Joe and Andrea Lanich, who just opened their letterpress shop, may be on the leading edge of this trend for rural America. An engineer and architect, by training, they began their business, Laughing Owl Press, as a hobby in their garage. Needing more space for expanding production and the large Chandler & Price presses that Joe has adopted and reconditioned, they relocated to the main street of Kane, Pennsylvania. This small borough in the Northwest corner of the state is surrounded on three sides by the Allegheny National Forest. It was once known as the Black Cherry Capital of the World (as in trees not soda). The town’s economy had been based on timbering and manufacturing, but for decades Kane and the surrounding region have struggled. External forces like globalization have caused a decrease in jobs followed by high unemployment rates and population loss with the sharpest decline in the numbers of younger, working-age residents.

To counteract some of the regions economic problems, Pennsylvania’s state governments launched the PA Wilds  in 2003. The initiative was centered on a rural 12 county region that includes Kane and is known for its heritage of public lands and small historic communities.
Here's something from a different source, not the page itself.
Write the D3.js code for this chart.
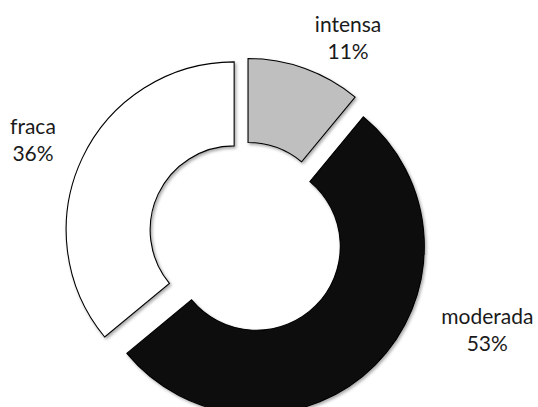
<!DOCTYPE html>
<html>
<head>
<meta charset="utf-8">
<script src="https://cdn.jsdelivr.net/npm/d3@7"></script>
<style>
  html, body { margin: 0; padding: 0; background: #fff; }
  svg { display: block; }
</style>
</head>
<body>
<svg id="chart" width="538" height="407"></svg>
<script>
// Share of each intensity class (percent)
const categories = ["intensa", "moderada", "fraca"];
const shares = [11, 53, 36];
const shareLabels = ["11%", "53%", "36%"];

// Styling per slice
const sliceFills = ["#bfbfbf", "#0d0d0d", "#ffffff"];
const explode = [9, 16, 12];              // pull-out distance along the slice bisector
const labelRadius = [216, 263, 229.5];    // distance of the label block from the centre
const labelTurn = [8.7, -22.1, -2.7];     // degrees the label is turned from the bisector

const width = 538, height = 407;
const cx = 245, cy = 235;
const outerR = 168, innerR = 84;

const svg = d3.select("#chart");

const defs = svg.append("defs");
const shadow = defs.append("filter")
  .attr("id", "soft-shadow")
  .attr("x", "-10%").attr("y", "-10%")
  .attr("width", "130%").attr("height", "130%");
shadow.append("feDropShadow")
  .attr("dx", 1.5).attr("dy", 1.8)
  .attr("stdDeviation", 1.4)
  .attr("flood-color", "#000")
  .attr("flood-opacity", 0.35);

const data = categories.map((c, i) => ({ name: c, value: shares[i], label: shareLabels[i], i }));

const pie = d3.pie()
  .sort(null)
  .value(d => d.value)
  .startAngle(0)
  .endAngle(2 * Math.PI);

const arcs = pie(data);

const arc = d3.arc()
  .innerRadius(innerR)
  .outerRadius(outerR);

const g = svg.append("g").attr("transform", `translate(${cx},${cy})`);

g.selectAll("path.slice")
  .data(arcs)
  .join("path")
  .attr("class", "slice")
  .attr("d", arc)
  .attr("transform", d => {
    const mid = (d.startAngle + d.endAngle) / 2;
    const k = explode[d.data.i];
    return `translate(${Math.sin(mid) * k},${-Math.cos(mid) * k})`;
  })
  .attr("fill", d => sliceFills[d.data.i])
  .attr("stroke", "#000")
  .attr("stroke-width", 1.1)
  .attr("stroke-linejoin", "miter")
  .attr("filter", "url(#soft-shadow)");

// Category name and percentage, two lines per label
const labels = g.selectAll("text.lbl")
  .data(arcs)
  .join("text")
  .attr("class", "lbl")
  .attr("text-anchor", "middle")
  .attr("font-family", "Lato, 'Open Sans', sans-serif")
  .attr("font-size", 21)
  .attr("fill", "#1a1a1a")
  .attr("transform", d => {
    const mid = (d.startAngle + d.endAngle) / 2 + labelTurn[d.data.i] * Math.PI / 180;
    const r = labelRadius[d.data.i];
    return `translate(${Math.sin(mid) * r},${-Math.cos(mid) * r})`;
  });

labels.append("tspan")
  .attr("x", 0)
  .attr("y", -13.5)
  .text(d => d.data.name);

labels.append("tspan")
  .attr("x", 0)
  .attr("y", 13.5)
  .text(d => d.data.label);
</script>
</body>
</html>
The region had 2 million acres of protected land including 29 state parks, 8 state forests, and the Allegheny National Forest. The PA Wilds strategy included a new brand name, promotional campaigns, a major investment in public recreational facilities, and a stated commitment to do so in a way that valued the stewardship of natural resources. It is considered one of the most ambitious of the emerging conservation landscape initiatives in the United States.

Credit: Brenda Barrett

Main Street in Kane, Pennsylvania. Credit: Brenda Barrett

Initially the PA Wilds focused on outdoor tourism. After all the region’s parks and forests add up to one of the largest block of public land on the east coast equivalent in size to Yellowstone National Park. The concept was to expand the recreational amenities on these lands, which will increase visitation and lead to economic revitalization. However, community redevelopment especially on a landscape scale is more complex than just heads in beds. And that is why the work of Ta Brant is so important. As the executive director of the PA Wilds Center for Entrepreneurship, her job is to diversify the regional economy by building on local products and industries. For example, the PA Wild Artisan Trail helps marry the PA Wilds brand with the locally made movement. The program markets juried handcrafted items made in the PA Wilds, provides an online presence, and links artisans with sales outlets in the region. The program has expanded from artists and craftsmen to include craft winemakers and distillers. Brant sees local food products as an exciting future branding opportunity.

Creating this more complex local economy is critical to the future of small towns like Kane. The customer base for Joe and Andrea Lanich’s print shop come from around the world. But it is the people and potential of the community that attracted the couple to the town’s Main Street – a welcoming chamber of commerce, the Kane Historic Preservation Society, who sponsor an art galley and events in the historic train depot and other new creative economy businesses in Kane, for example the just launched distillery C& J Spirits.

The PA Wilds is hoping to build a network using culture and nature to create sustainable communities in the forest.